SUPPLIED INFORMATION:
━━━━

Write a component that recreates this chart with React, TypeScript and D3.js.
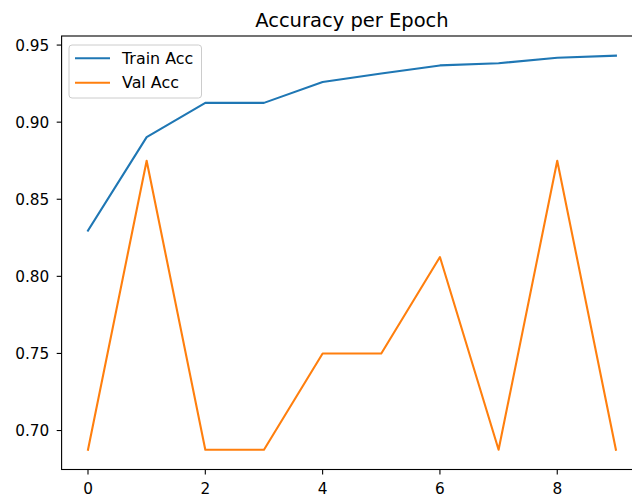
import React from "react";
import * as d3 from "d3";

const epochs = [0, 1, 2, 3, 4, 5, 6, 7, 8, 9];
const trainAcc = [0.8297, 0.8903, 0.9125, 0.9125, 0.926, 0.9316, 0.9368, 0.9382, 0.9418, 0.9431];
const valAcc = [0.6875, 0.875, 0.6875, 0.6875, 0.75, 0.75, 0.8125, 0.6875, 0.875, 0.6875];
const xTicks = [0, 2, 4, 6, 8];
const yTicks = [0.7, 0.75, 0.8, 0.85, 0.9, 0.95];
const seriesNames = ["Train Acc", "Val Acc"];
const colors = ["#1f77b4", "#ff7f0e"];
const title = "Accuracy per Epoch";

export default function App() {
  const W = 632, H = 497;
  const left = 61.6, right = 642.3, top = 36, bottom = 469.5;
  const x = d3.scaleLinear().domain([-0.45, 9.45]).range([left, right]);
  const allY = [...trainAcc, ...valAcc];
  const ymin = d3.min(allY)!, ymax = d3.max(allY)!;
  const pad = (ymax - ymin) * 0.05;
  const y = d3.scaleLinear().domain([ymin - pad, ymax + pad]).range([bottom, top]);
  const line = d3.line<number>().x((_, i) => x(epochs[i])).y((d) => y(d));
  const font = "DejaVu Sans, sans-serif";
  const data = [trainAcc, valAcc];
  const fs = 15.3;
  return (
    <div style={{ position: "fixed", left: 0, top: 0 }}>
      <svg width={W} height={H} style={{ display: "block", background: "#fff" }}>
        <defs>
          <clipPath id="clip">
            <rect x={left} y={top} width={right - left} height={bottom - top} />
          </clipPath>
        </defs>
        <g clipPath="url(#clip)">
          {data.map((d, i) => (
            <path key={i} d={line(d)!} fill="none" stroke={colors[i]} strokeWidth={2.1} strokeLinejoin="round" strokeLinecap="square" />
          ))}
        </g>
        <rect x={left} y={top} width={right - left} height={bottom - top} fill="none" stroke="#000" strokeWidth={1.1} />
        {xTicks.map((t) => (
          <g key={t}>
            <line x1={x(t)} x2={x(t)} y1={bottom} y2={bottom + 4.9} stroke="#000" strokeWidth={1.1} />
            <text x={x(t)} y={bottom + 24.5} textAnchor="middle" fontFamily={font} fontSize={fs} fill="#000">{t}</text>
          </g>
        ))}
        {yTicks.map((t) => (
          <g key={t}>
            <line x1={left - 4.9} x2={left} y1={y(t)} y2={y(t)} stroke="#000" strokeWidth={1.1} />
            <text x={left - 12.3} y={y(t)} dy="0.36em" textAnchor="end" fontFamily={font} fontSize={fs} fill="#000">{t.toFixed(2)}</text>
          </g>
        ))}
        <text x={(left + right) / 2} y={27} textAnchor="middle" fontFamily={font} fontSize={19.5} fill="#000">{title}</text>
        <g>
          <rect x={69} y={45} width={132.5} height={53} rx={3} fill="#fff" fillOpacity={0.8} stroke="#cccccc" strokeWidth={1} />
          {seriesNames.map((n, i) => (
            <g key={n}>
              <line x1={75} x2={110} y1={58.3 + i * 24.4} y2={58.3 + i * 24.4} stroke={colors[i]} strokeWidth={2.1} />
              <text x={122} y={58.3 + i * 24.4} dy="0.36em" fontFamily={font} fontSize={15.9} fill="#000">{n}</text>
            </g>
          ))}
        </g>
      </svg>
    </div>
  );
}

━━━━

CHALLENGE:
Look through the data and gather every line with the string "React" in it.

COMPLETED TASK:
Write a component that recreates this chart with React, TypeScript and D3.js.
import React from "react";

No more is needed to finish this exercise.